I grew up in Ottawa before heading to London, Ontario to do my undergraduate degree at Western University. After starting in Kinesiology, I moved to the Ivey Business School where I got my degree in Business Administration. I then moved to Toronto where I spent four years working as a management consultant at Accenture. At Accenture, I focused on talent management and organization design, particularly how organizations must adapt to technologies like Blockchain and AI. I'm now in a different London (the one you've probably heard of) completing my MBA at the London Business School.


What made you consider business school?

I've always loved school and knew that I would always want to go back at some point after I completed my first degree. What made this the right time was that I reached a point in my personal and professional life where it made sense to take a step back and really focus on my own development. Business school is one of the few opportunities we get later in life where the primary goal is your own betterment and education.


What are you most excited about in terms of your time in business school?
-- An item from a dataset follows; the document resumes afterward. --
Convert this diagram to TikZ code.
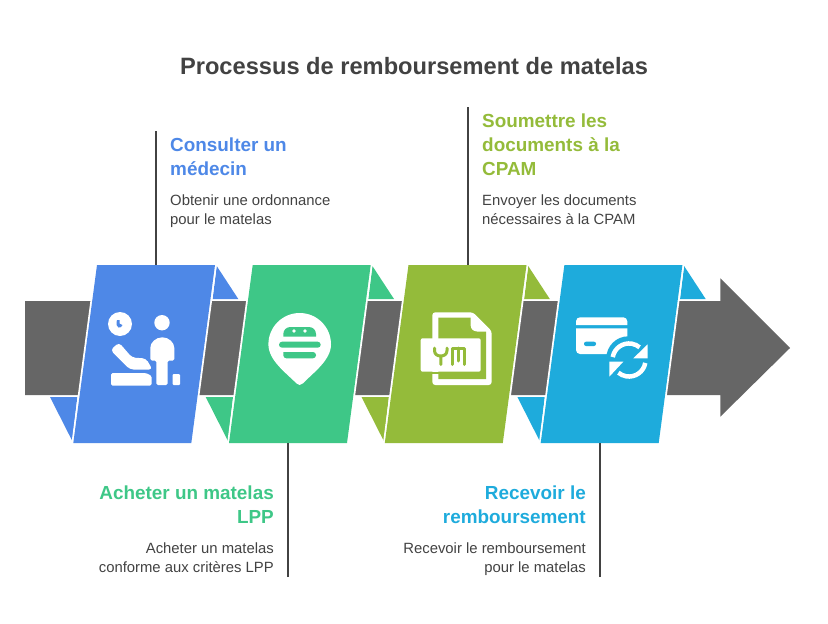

What excites me most about business school is my classmates. LBS, in particular, is a highly internationally diverse school. Having spent my entire career to date in Canada, I recognize the limitations of my world view. Learning from peers who have held a whole host of different jobs in markets that were largely unknown to me is incredibly invigorating.


Who are some leaders (in the LGBT community, in business, or in society) that most inspire you?

I recently read the autobiography of Phil Knight, the founder and longtime CEO of Nike. What I find so inspiring about him is not only his leadership of one of my favourite brands but his uncommon candour about his failures as a leader and as a person. I think the humanity he showed is something that we can all strive to emulate in a world where CEOs are typically viewed as infallible figures.

Adam Grant is one of my favourite thought leaders. He has done critical work to advance our understanding of organizational psychology. Even more importantly, he's been able to disseminate this knowledge to a broad audience in an accessible way as a professor, author, and podcast host. Definitely check out Work Life with Adam Grant if it isn't already on your list.


What's one thing everyone should know about you?

I am a huge fan of all sorts of comedy. I grew up on Saturday Night Live and took classes at the Second City in Toronto to learn improv. I also try to take in some type of comedy show (either improv, sketch, or standup) in most of the cities I visit.